Final Checklist: Correlating $LogFile + $UsnJrnl in the Field#

Pre-Analysis#

1. Acquire: Collect $LogFile, $UsnJrnl:$J, and $MFT from the same source (image or VSS).
2. Document: Record acquisition time, source volume, and compute cryptographic hashes of all artifacts.
3. Environment Setup: Install DuckDB or SQLite and ensure parsing tools are available and current.

Parsing and Preparation#

4. Parse: Convert $LogFile and $UsnJrnl into structured CSV format using tools like MFTECmd and LogFileParser.
5. Normalize: Convert all timestamps to UTC and ensure consistent field naming.
6. Validate: Check CSV structure, verify expected column headers, and spot-check sample records.

Analysis Workflow#

7. Initial Correlation: Perform basic FRN-based join with time window to create unified timeline.
8. FRN Reuse Check: Query for potential FRN reuse scenarios using lifecycle analysis.
9. Detection Queries: Apply behavioral detection logic to identify high-value events:
   • Rename Storms: Look for mass rename activities indicating ransomware
   • Deletion Patterns: Identify mass deletions or targeted file removal
   • Timestomp Detection: Find evidence of timestamp manipulation
   • Staging Activities: Detect file creation/rename patterns in temporary locations

Validation and Reporting#

10. Cross-Verification: Validate key findings with additional artifacts (registry, logs, memory).
11. Timeline Construction: Build comprehensive timeline with confidence indicators.
12. Documentation: Record methodology, tools used, and any limitations or assumptions.
13. Artifact Preservation: Retain all intermediate data (CSV files, SQL queries) for reproducibility.

Quality Assurance#

14. Peer Review: Have findings reviewed by another analyst when possible.
15. Alternative Explanations: Consider legitimate explanations for detected patterns.
16. Confidence Assessment: Rate the confidence level of each finding based on correlation strength.

Advanced Considerations#

Memory and Performance Optimization#

For enterprise-scale investigations, consider partitioning analysis by time windows or implementing distributed processing using tools like Apache Spark with SQL interfaces.

Integration with Other Artifacts#

This correlation approach can be extended to include other time-based artifacts like Windows Event Logs, Prefetch files, or browser history to create comprehensive system timelines.

Automation Opportunities#

The SQL-based approach lends itself well to automation.
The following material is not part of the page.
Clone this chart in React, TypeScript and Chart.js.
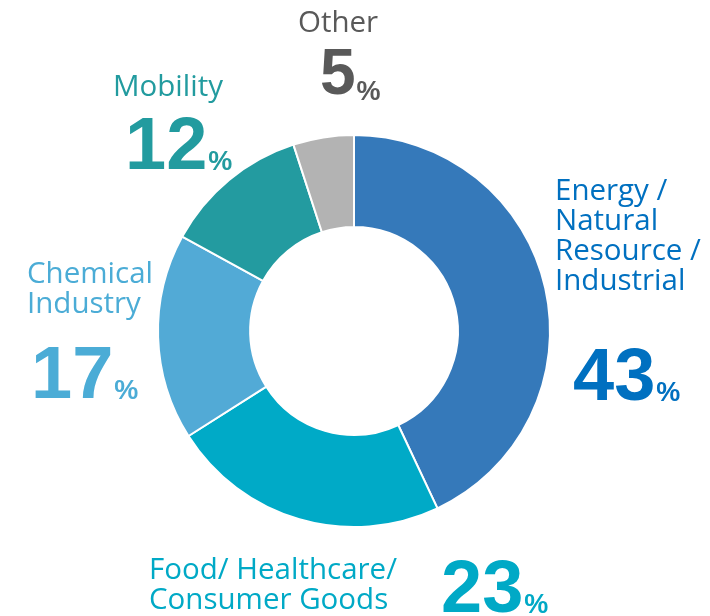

Consider developing reusable query templates and integrating them into your organization’s standard forensic workflows.

Legal and Reporting Considerations#

The technical depth of this correlation method may require additional explanation in reports for non-technical audiences. Always be prepared to explain your methodology and the significance of cross-artifact validation.

This correlation methodology represents an evolution in NTFS forensics, moving beyond single-artifact analysis to provide transaction-level proof of filesystem activity. By combining the audit trail of $UsnJrnl with the transactional integrity of $LogFile, we achieve a level of forensic confidence that is difficult for adversaries to undermine and invaluable for complex investigations.